Could it be better than a guide dog? A Chilean-born, Tampa-based company is adding maps of university buildings and other businesses to their app.
Rene Espinoza is the founder and CEO of Lazarillo or “guide dog” in Spanish slang. This app allows visually impaired people to navigate and learn what places are around them.
Espinoza and his team are in the process of “mapping” inside different institutions. This allows users to navigate directly to their classroom, not just to the front door.
“We are able to then provide direction in the street but when we are in a huge facility we have our own system, our own data that we map to provide the user the direct route or the accessible route for people that are using a wheelchair,” he said.
Becoming global
Moving forward Espinoza wants to have a way for institutions and businesses to map their buildings for themselves.
“Even though it works now and we have users that use the app, we can improve the information that we have,” he said.
The company uses a variety of different mapping databases for street navigating but inside that data isn’t there.

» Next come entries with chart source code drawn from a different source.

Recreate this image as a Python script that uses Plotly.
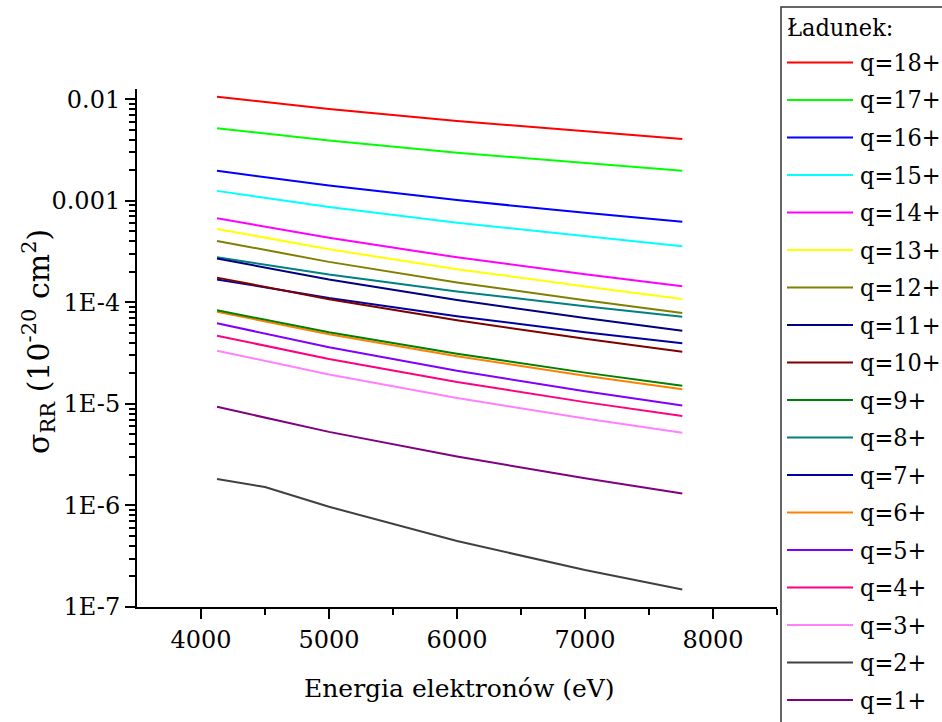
import plotly.graph_objects as go

# Electron energy grid (eV)
energy = [4125, 5000, 6000, 7000, 7760]
energy_q2 = [4125, 4500, 5000, 6000, 7000, 7760]

# Radiative recombination cross sections (10^-20 cm^2) per ion charge
sigma_q18 = [1.054e-2, 8.00e-3, 6.10e-3, 4.80e-3, 4.06e-3]
sigma_q17 = [5.18e-3, 3.91e-3, 2.97e-3, 2.33e-3, 1.97e-3]
sigma_q16 = [1.97e-3, 1.41e-3, 1.014e-3, 7.60e-4, 6.21e-4]
sigma_q15 = [1.25e-3, 8.69e-4, 6.08e-4, 4.45e-4, 3.57e-4]
sigma_q14 = [6.73e-4, 4.31e-4, 2.77e-4, 1.89e-4, 1.44e-4]
sigma_q13 = [5.28e-4, 3.33e-4, 2.12e-4, 1.43e-4, 1.08e-4]
sigma_q12 = [4.02e-4, 2.50e-4, 1.57e-4, 1.045e-4, 7.85e-5]
sigma_q11 = [2.70e-4, 1.68e-4, 1.054e-4, 7.00e-5, 5.25e-5]
sigma_q10 = [1.75e-4, 1.074e-4, 6.65e-5, 4.37e-5, 3.26e-5]
sigma_q9 = [8.34e-5, 5.08e-5, 3.12e-5, 2.03e-5, 1.51e-5]
sigma_q8 = [2.78e-4, 1.875e-4, 1.28e-4, 9.12e-5, 7.21e-5]
sigma_q7 = [1.68e-4, 1.104e-4, 7.30e-5, 5.08e-5, 3.95e-5]
sigma_q6 = [8.07e-5, 4.84e-5, 2.94e-5, 1.89e-5, 1.39e-5]
sigma_q5 = [6.21e-5, 3.61e-5, 2.12e-5, 1.33e-5, 9.62e-6]
sigma_q4 = [4.69e-5, 2.77e-5, 1.64e-5, 1.04e-5, 7.59e-6]
sigma_q3 = [3.33e-5, 1.95e-5, 1.14e-5, 7.18e-6, 5.19e-6]
sigma_q2 = [1.82e-6, 1.52e-6, 9.70e-7, 4.46e-7, 2.31e-7, 1.49e-7]
sigma_q1 = [9.35e-6, 5.30e-6, 3.03e-6, 1.85e-6, 1.31e-6]

charges = [18, 17, 16, 15, 14, 13, 12, 11, 10, 9, 8, 7, 6, 5, 4, 3, 2, 1]
labels = ["q=%d+" % q for q in charges]
x_tick_values = [4000, 5000, 6000, 7000, 8000]
y_tick_values = [1e-7, 1e-6, 1e-5, 1e-4, 1e-3, 1e-2]
y_tick_text = ["1E-7", "1E-6", "1E-5", "1E-4", "0.001", "0.01"]

series = {
    18: (energy, sigma_q18), 17: (energy, sigma_q17), 16: (energy, sigma_q16),
    15: (energy, sigma_q15), 14: (energy, sigma_q14), 13: (energy, sigma_q13),
    12: (energy, sigma_q12), 11: (energy, sigma_q11), 10: (energy, sigma_q10),
    9: (energy, sigma_q9), 8: (energy, sigma_q8), 7: (energy, sigma_q7),
    6: (energy, sigma_q6), 5: (energy, sigma_q5), 4: (energy, sigma_q4),
    3: (energy, sigma_q3), 2: (energy_q2, sigma_q2), 1: (energy, sigma_q1),
}

colors = {
    18: "#FF0000", 17: "#00FF00", 16: "#0000FF", 15: "#00FFFF",
    14: "#FF00FF", 13: "#FFFF00", 12: "#808000", 11: "#000080",
    10: "#800000", 9: "#008000", 8: "#008080", 7: "#0000A0",
    6: "#FF8000", 5: "#8000FF", 4: "#FF0080", 3: "#FF80FF",
    2: "#404040", 1: "#800080",
}

FONT = "DejaVu Serif"
FONT_LEG = "'DejaVu Serif Condensed', 'DejaVu Serif'"
W, H = 942, 722
L, R, T, B = 137, 165, 89, 115
PW, PH = W - L - R, H - T - B


def px(xp):
    return (xp - L) / PW


def py(yp):
    return (H - B - yp) / PH


fig = go.Figure()
for q in sorted(charges):
    xs, ys = series[q]
    fig.add_trace(go.Scatter(
        x=xs, y=ys, mode="lines", name="q=%d+" % q,
        line=dict(color=colors[q], width=2), showlegend=False,
    ))

# minor log ticks between decades
minor_y = [m * 10.0 ** e for e in range(-7, -2) for m in range(2, 10)]

fig.update_layout(
    width=W, height=H,
    margin=dict(l=L, r=R, t=T, b=B, pad=0),
    paper_bgcolor="white", plot_bgcolor="white",
    font=dict(family=FONT, size=24, color="black"),
    xaxis=dict(
        range=[3500, 8500], tickmode="array", tickvals=x_tick_values,
        ticks="outside", ticklen=10, tickwidth=2, tickcolor="black",
        showline=True, linewidth=2, linecolor="black",
        showgrid=False, zeroline=False,
        tickfont=dict(family=FONT, size=24, color="black"),
        minor=dict(tickvals=[4500, 5500, 6500, 7500, 8500], ticks="outside",
                   ticklen=6, tickwidth=2, tickcolor="black", showgrid=False),
    ),
    yaxis=dict(
        type="log", range=[-7, -1.9], tickmode="array",
        tickvals=y_tick_values, ticktext=y_tick_text,
        ticks="outside", ticklen=10, tickwidth=2, tickcolor="black",
        showline=True, linewidth=2, linecolor="black",
        showgrid=False, zeroline=False,
        tickfont=dict(family=FONT, size=24, color="black"),
        minor=dict(tickvals=minor_y, ticks="outside", ticklen=6,
                   tickwidth=1.5, tickcolor="black", showgrid=False),
    ),
)

annotations = [
    dict(text="Energia elektronów (eV)", xref="paper", yref="paper",
         x=px(459), y=py(688), xanchor="center", yanchor="middle",
         showarrow=False, font=dict(family=FONT, size=25, color="black")),
    dict(text="σ<sub>RR</sub> (10<sup>-20</sup> cm<sup>2</sup>)",
         xref="paper", yref="paper", x=px(38), y=py(342),
         xanchor="center", yanchor="middle", textangle=-90,
         showarrow=False, font=dict(family=FONT, size=30, color="black")),
    dict(text="Ładunek:", xref="paper", yref="paper", x=px(785), y=py(27),
         xanchor="left", yanchor="middle", showarrow=False,
         font=dict(family=FONT_LEG, size=25, color="black")),
]

shapes = [
    dict(type="rect", xref="paper", yref="paper",
         x0=px(781), x1=px(960), y0=py(7), y1=py(740),
         line=dict(color="#333333", width=1.5), fillcolor="rgba(0,0,0,0)"),
]

# legend entries, drawn top to bottom
for i, q in enumerate(charges):
    yc = 62.5 + i * 37.5
    shapes.append(dict(type="line", xref="paper", yref="paper",
                       x0=px(787), x1=px(853), y0=py(yc), y1=py(yc),
                       line=dict(color=colors[q], width=2)))
    annotations.append(dict(text=labels[i], xref="paper", yref="paper",
                            x=px(858), y=py(yc), xanchor="left",
                            yanchor="middle", showarrow=False,
                            font=dict(family=FONT_LEG, size=25, color="black")))

fig.update_layout(annotations=annotations, shapes=shapes)
fig.write_html("out.html")
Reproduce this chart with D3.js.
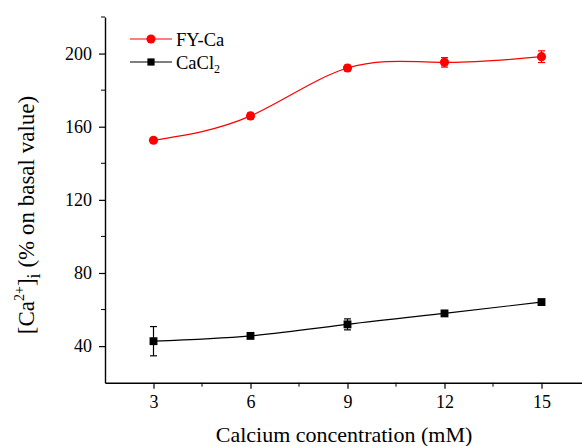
<!DOCTYPE html>
<html>
<head>
<meta charset="utf-8">
<script src="https://cdn.jsdelivr.net/npm/d3@7"></script>
</head>
<body style="margin:0; background:#fff">
<div id="chart"></div>
<script>
const width = 582;
const height = 446;
const serif = "Liberation Serif";

// concentrations (mM)
const conc = [3, 6, 9, 12, 15];
const fyCa = [152.6, 165.9, 192.1, 195.2, 198.3];
const fyCaErr = [1.2, 1.6, 1.5, 2.6, 3.2];
const cacl2 = [42.7, 45.6, 51.9, 57.9, 64.1];
const cacl2Err = [8.0, 1.0, 3.0, 1.4, 1.4];
const xTicks = [3, 6, 9, 12, 15];
const yTicks = [40, 80, 120, 160, 200];

const svg = d3.select("#chart")
    .append("svg")
    .attr("width", width)
    .attr("height", height)
    .attr("font-family", serif)
    .style("display", "block");

const x = d3.scaleLinear().domain([1.5, 16.5]).range([105, 590]);
const y = d3.scaleLinear().domain([20, 220]).range([382.7, 17]);

// axes: major ticks plus minor ticks halfway between
const xAxis = svg.append("g")
    .attr("transform", `translate(0,${y(20)})`);
xAxis.call(d3.axisBottom(x).tickValues(xTicks).tickSize(6).tickPadding(7).tickSizeOuter(0));
xAxis.append("g").selectAll("line")
    .data(d3.range(4.5, 16.5, 3))
    .join("line")
    .attr("x1", d => x(d)).attr("x2", d => x(d))
    .attr("y1", 0).attr("y2", 4)
    .attr("stroke", "#000");

const yAxis = svg.append("g")
    .attr("transform", `translate(${x(1.5)},0)`);
yAxis.call(d3.axisLeft(y).tickValues(yTicks).tickSize(6).tickPadding(7).tickSizeOuter(0));
yAxis.append("g").selectAll("line")
    .data([60, 100, 140, 180, 220])
    .join("line")
    .attr("y1", d => y(d)).attr("y2", d => y(d))
    .attr("x1", 0).attr("x2", -4)
    .attr("stroke", "#000");

svg.selectAll(".domain").attr("stroke", "#000").attr("stroke-width", 1.4);
svg.selectAll(".tick line").attr("stroke", "#000").attr("stroke-width", 1.2);
xAxis.attr("font-family", serif).attr("font-size", 18);
yAxis.attr("font-family", serif).attr("font-size", 18);
svg.selectAll(".tick text").attr("fill", "#000");

const line = d3.line()
    .x(d => x(d[0]))
    .y(d => y(d[1]))
    .curve(d3.curveNatural);

function drawSeries(vals, errs, color, shape) {
    const pts = conc.map((c, i) => [c, vals[i], errs[i]]);
    svg.append("path")
        .datum(pts)
        .attr("fill", "none")
        .attr("stroke", color)
        .attr("stroke-width", 1.2)
        .attr("d", line);

    const eb = svg.append("g").attr("stroke", color).attr("stroke-width", 1.2);
    pts.forEach(p => {
        const cx = x(p[0]);
        eb.append("line").attr("x1", cx).attr("x2", cx).attr("y1", y(p[1] - p[2])).attr("y2", y(p[1] + p[2]));
        eb.append("line").attr("x1", cx - 3.5).attr("x2", cx + 3.5).attr("y1", y(p[1] - p[2])).attr("y2", y(p[1] - p[2]));
        eb.append("line").attr("x1", cx - 3.5).attr("x2", cx + 3.5).attr("y1", y(p[1] + p[2])).attr("y2", y(p[1] + p[2]));
    });

    const sym = d3.symbol().type(shape).size(shape === d3.symbolCircle ? 66 : 62);
    svg.append("g").selectAll("path")
        .data(pts)
        .join("path")
        .attr("transform", d => `translate(${x(d[0])},${y(d[1])})`)
        .attr("d", sym)
        .attr("fill", color);
}

drawSeries(fyCa, fyCaErr, "#ff0000", d3.symbolCircle);
drawSeries(cacl2, cacl2Err, "#000000", d3.symbolSquare);

// legend
const legend = svg.append("g");
const legendItems = [
    { color: "#ff0000", shape: d3.symbolCircle, y: 39 },
    { color: "#000000", shape: d3.symbolSquare, y: 62 }
];
legendItems.forEach(it => {
    legend.append("line")
        .attr("x1", 130).attr("x2", 172)
        .attr("y1", it.y).attr("y2", it.y)
        .attr("stroke", it.color).attr("stroke-width", 1.2);
    legend.append("path")
        .attr("transform", `translate(151,${it.y})`)
        .attr("d", d3.symbol().type(it.shape).size(it.shape === d3.symbolCircle ? 66 : 52))
        .attr("fill", it.color);
});
legend.append("text")
    .attr("x", 176).attr("y", 46)
    .attr("font-family", serif)
    .attr("font-size", 18.5)
    .text("FY-Ca");
const cl = legend.append("text")
    .attr("x", 176).attr("y", 69)
    .attr("font-family", serif)
    .attr("font-size", 18.5);
cl.append("tspan").text("CaCl");
cl.append("tspan").attr("font-size", 12).attr("dy", 4).text("2");

// axis titles
svg.append("text")
    .attr("x", 344).attr("y", 442)
    .attr("text-anchor", "middle")
    .attr("font-family", serif)
    .attr("font-size", 22)
    .text("Calcium concentration (mM)");

const yt = svg.append("text")
    .attr("transform", "translate(34,215) rotate(-90)")
    .attr("text-anchor", "middle")
    .attr("font-family", serif)
    .attr("font-size", 23);
yt.append("tspan").text("[Ca");
yt.append("tspan").attr("font-size", 14).attr("dy", -10).text("2+");
yt.append("tspan").attr("dy", 10).text("]");
yt.append("tspan").attr("font-size", 18).attr("dy", 6).text("i");
yt.append("tspan").attr("dy", -6).text(" (% on basal value)");
</script>
</body>
</html>
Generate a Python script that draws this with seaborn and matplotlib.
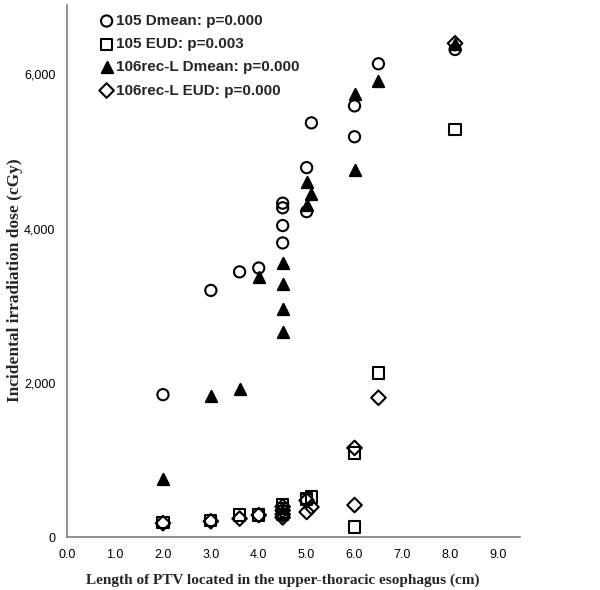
import numpy as np
import pandas as pd
import matplotlib
matplotlib.use('Agg')
import matplotlib.pyplot as plt
import matplotlib.ticker as mticker
import seaborn as sns

# PTV length (cm) for each patient
ptv_length = [2.0, 3.0, 3.6, 4.0, 4.5, 4.5, 4.5, 4.5, 5.0, 5.0, 5.1, 6.0, 6.0, 6.5, 8.1]

# incidental dose (cGy) per station / measure
dmean_105 = [1850, 3200, 3440, 3490, 4330, 4270, 4040, 3815, 4790, 4220, 5370, 5590, 5190, 6135, 6320]
eud_105 = [190, 215, 290, 290, 420, 380, 330, 300, 510, 490, 525, 1095, 135, 2130, 5280]
dmean_106 = [760, 1830, 1925, 3375, 3555, 3285, 2960, 2660, 4605, 4300, 4455, 5745, 4760, 5915, 6390]
eud_106 = [185, 210, 245, 290, 400, 350, 300, 260, 480, 330, 395, 1160, 420, 1810, 6400]

labels = ['105 Dmean: p=0.000', '105 EUD: p=0.003',
          '106rec-L Dmean: p=0.000', '106rec-L EUD: p=0.000']

sns.set_style('white')

fig = plt.figure(figsize=(6, 5.9), dpi=100)
ax = fig.add_axes([0.112, 0.089, 0.755, 0.903])

styles = [
    (dmean_105, 'o', 'none', 65),
    (eud_105, 's', 'none', 65),
    (dmean_106, '^', 'black', 65),
    (eud_106, 'D', 'none', 55),
]
for (vals, mk, fc, sz), lab in zip(styles, labels):
    df = pd.DataFrame({'x': ptv_length, 'y': vals})
    sns.scatterplot(data=df, x='x', y='y', ax=ax, marker=mk, s=sz,
                    facecolor=fc, edgecolor='black', linewidth=1.5, label=lab)

ax.set_xlim(0, 9.46)
ax.set_ylim(0, 6900)
ax.set_xticks(np.arange(0, 10, 1.0))
ax.xaxis.set_major_formatter(mticker.FormatStrFormatter('%.1f'))
ax.set_yticks([0, 2000, 4000, 6000])
ax.yaxis.set_major_formatter(mticker.StrMethodFormatter('{x:,.0f}'))

for side in ['top', 'right']:
    ax.spines[side].set_visible(False)
for side in ['left', 'bottom']:
    ax.spines[side].set_color('#808080')
    ax.spines[side].set_linewidth(1.2)
ax.tick_params(axis='both', direction='out', length=5, width=1.2, color='#808080',
               labelsize=9, labelcolor='black')
for t in ax.get_xticklabels() + ax.get_yticklabels():
    t.set_family('Liberation Sans')

ax.set_xlabel('Length of PTV located in the upper-thoracic esophagus (cm)',
              family='Liberation Serif', fontweight='bold', fontsize=11, va='center')
ax.set_ylabel('Incidental irradiation dose (cGy)',
              family='Liberation Serif', fontweight='bold', fontsize=12.5, va='center')
ax.xaxis.set_label_coords(0.475, -0.08)
ax.yaxis.set_label_coords(-0.115, 0.483)

ax.legend(loc='upper left', bbox_to_anchor=(0.055, 0.994), frameon=False,
          prop={'family': 'Liberation Sans', 'weight': 'bold', 'size': 11},
          handletextpad=0.05, labelspacing=0.6, borderaxespad=0, handlelength=1.1)

fig.savefig('out.png', dpi=100)
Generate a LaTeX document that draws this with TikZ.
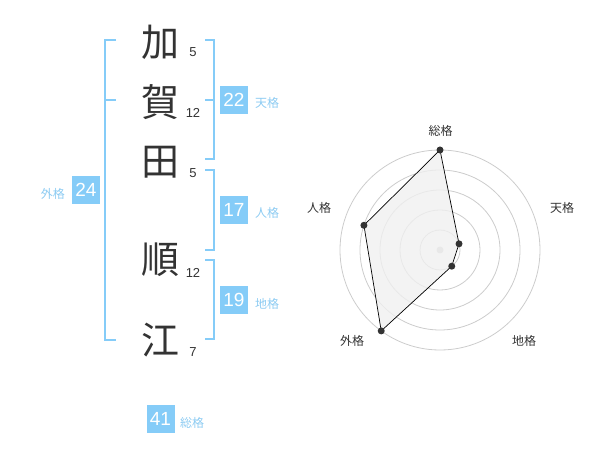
\documentclass[tikz,border=0pt]{standalone}
\usepackage{fontspec}
\usetikzlibrary{calc}
\setmainfont{Liberation Sans}
\newfontfamily\jp{Noto Sans CJK JP}
\definecolor{lb}{HTML}{85CCF8}
\definecolor{lbt}{HTML}{8CCBF2}
\definecolor{ink}{HTML}{333333}
\definecolor{ring}{HTML}{CCCCCC}
\begin{document}
\begin{tikzpicture}[x=1pt,y=-1pt,
  kanji/.style={font=\jp\fontsize{38}{38}\selectfont,text=ink,inner sep=0pt},
  strokes/.style={font=\fontsize{13}{13}\selectfont,text=ink,inner sep=0pt},
  numbox/.style={fill=lb,text=white,minimum width=28pt,minimum height=28pt,inner sep=0pt,font=\fontsize{19}{19}\selectfont},
  kaku/.style={font=\jp\fontsize{12}{12}\selectfont,text=lbt,inner sep=0pt},
  brk/.style={draw=lb,line width=2pt},
  ringst/.style={draw=ring,line width=0.8pt},
  axlab/.style={font=\jp\fontsize{12}{12}\selectfont,text=ink,inner sep=0pt},
  dot/.style={circle,fill=ink,inner sep=0pt,minimum size=7pt}]
\useasboundingbox (0,0) rectangle (600,470);
% kanji
\node[kanji] (k1) at (160,42) {加};
\node[kanji] (k2) at (160,102) {賀};
\node[kanji] (k3) at (160,162) {田};
\node[kanji] (k4) at (160,260) {順};
\node[kanji] (k5) at (160,340) {江};
% strokes
\node[strokes] (s1) at (193,52) {5};
\node[strokes] (s2) at (193,113) {12};
\node[strokes] (s3) at (193,173) {5};
\node[strokes] (s4) at (193,273) {12};
\node[strokes] (s5) at (193,352) {7};
% brackets
\draw[brk] (116,40) -- (105,40) -- (105,340) -- (116,340);
\draw[brk] (105,100) -- (116,100);
\draw[brk] (205,40) -- (214,40) -- (214,159) -- (205,159);
\draw[brk] (205,100) -- (214,100);
\draw[brk] (205,170) -- (214,170) -- (214,250) -- (205,250);
\draw[brk] (205,260) -- (214,260) -- (214,339) -- (205,339);
% boxes
\node[numbox] (ten) at (234,100) {22};
\node[kaku,anchor=west] (tenl) at (255,103) {天格};
\node[numbox] (jin) at (234,210) {17};
\node[kaku,anchor=west] (jinl) at (255,213) {人格};
\node[numbox] (chi) at (234,300) {19};
\node[kaku,anchor=west] (chil) at (255,304) {地格};
\node[numbox] (gai) at (86,190) {24};
\node[kaku,anchor=east] (gail) at (65,194) {外格};
\node[numbox] (sou) at (160.5,419) {41};
\node[kaku,anchor=west] (soul) at (180,423) {総格};
% radar
\coordinate (c) at (440,250);
\foreach \r in {20,40,60,80,100} \draw[ringst] (c) circle[radius=\r];
\fill[ring] (c) circle[radius=3.5];
\coordinate (p1) at ($(c)+(0,-100)$);
\coordinate (p2) at ($(c)+({20*cos(18)},{-20*sin(18)})$);
\coordinate (p3) at ($(c)+({20*cos(54)},{20*sin(54)})$);
\coordinate (p4) at ($(c)+({-100*cos(54)},{100*sin(54)})$);
\coordinate (p5) at ($(c)+({-80*cos(18)},{-80*sin(18)})$);
\filldraw[fill=black!6,fill opacity=0.8,draw=black,line width=0.7pt] (p1) -- (p2) -- (p3) -- (p4) -- (p5) -- cycle;
\foreach \p in {p1,p2,p3,p4,p5} \node[dot] at (\p) {};
\node[axlab] (a1) at (440.5,131) {総格};
\node[axlab] (a2) at (562,208) {天格};
\node[axlab] (a3) at (524,341) {地格};
\node[axlab] (a4) at (352,341) {外格};
\node[axlab] (a5) at (319,208) {人格};
\end{tikzpicture}
\end{document}
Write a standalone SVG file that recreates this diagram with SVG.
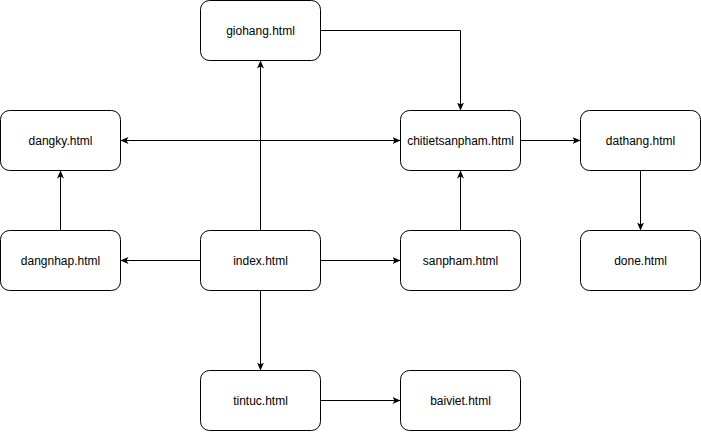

This means they have to build that plethora of information all on their own.
“Currently we’re the ones doing the mapping using our platform to map places like Tampa’s University,” he said.
He hopes to expand but the process of mapping buildings is time consuming. With only his team working, Espinoza thinks mapping would take too long.
“We’re in the process to make that [mapping] available globally so if someone from Spain, for example, wants to map their university,” he said.
Espinoza hopes to collaborate with other companies as well to expand the number of people the app helps. The app he wants to create would help people with other disabilities as well, especially those with accessibility issues.
“As we have worked with other companies we have realized that sometimes other people with other disabilities also have [accessibility] problems,” said Espinoza
From Chile to Florida
Espinoza’s company started in Chile where he was studying at the time.
“I had the chance to interact with about 30 people with low vision or blindness and discovered their main problems are with orientation,” he said.
Lazarillo moved to Tampa because they were selected for the Tampa Bay Wave’s TechDiversity Accelerator Program.
The program connects companies with all of the people and resources that they need to grow.
Challenges
The app itself is a product of hard work by Espinoza’s team, but their biggest challenge was funding he said.
The app is free to the user. However, Espinoza developed Lazarillo to grow its impact not to watch it lose money.
He solved this problem by beginning to map different institutions that needed to provide students with a way to navigate the school.
“We realized that this could be something that could be interesting for institutions but we needed to understand how institutions worked [first],” said Espinoza.
It’s not just schools that need this technology. Lazarillo’s clients include places like museums and public buildings as well.
The institutions receive reports from Lazarillo on their new programs and how well they are allowing people to navigate.
Espinoza hopes Lazarillo will help visually impaired people be more independent. This independence is crucial when a person needs to go to work, meet someone at an unfamiliar place or simply navigate a new area.
Need for independence
In 2017, only about 44.7 percent of visually impaired Floridians were employed, according to Cornell’s Disability Statistics.
This app allows users to navigate to a coffee shop, allows them to reach their work and in the future Espinoza hopes they will be navigated straight to their office or classroom.
“Hopefully through the platform to do that [mapping] by yourselves, because we have a small team, accessibility becomes more affordable for everyone,” said Espinoza.
He did say, though, that the app was not to replace guide dogs or canes.
“We are a complement of service animals,” he said.
Espinoza hopes Lazarillo will enable people to see what their guide dogs or canes cant tell them. Where the guide dog says there’s a step up inside the app says inside is Starbucks.
“It’s different because service animals like service dogs provide information about, for example, if there is a hole or something that could be inadequate, information that could change any time, and we don’t provide that information we provide information on what’s around you.” he said.
The app is available in the App Store and on Google Play.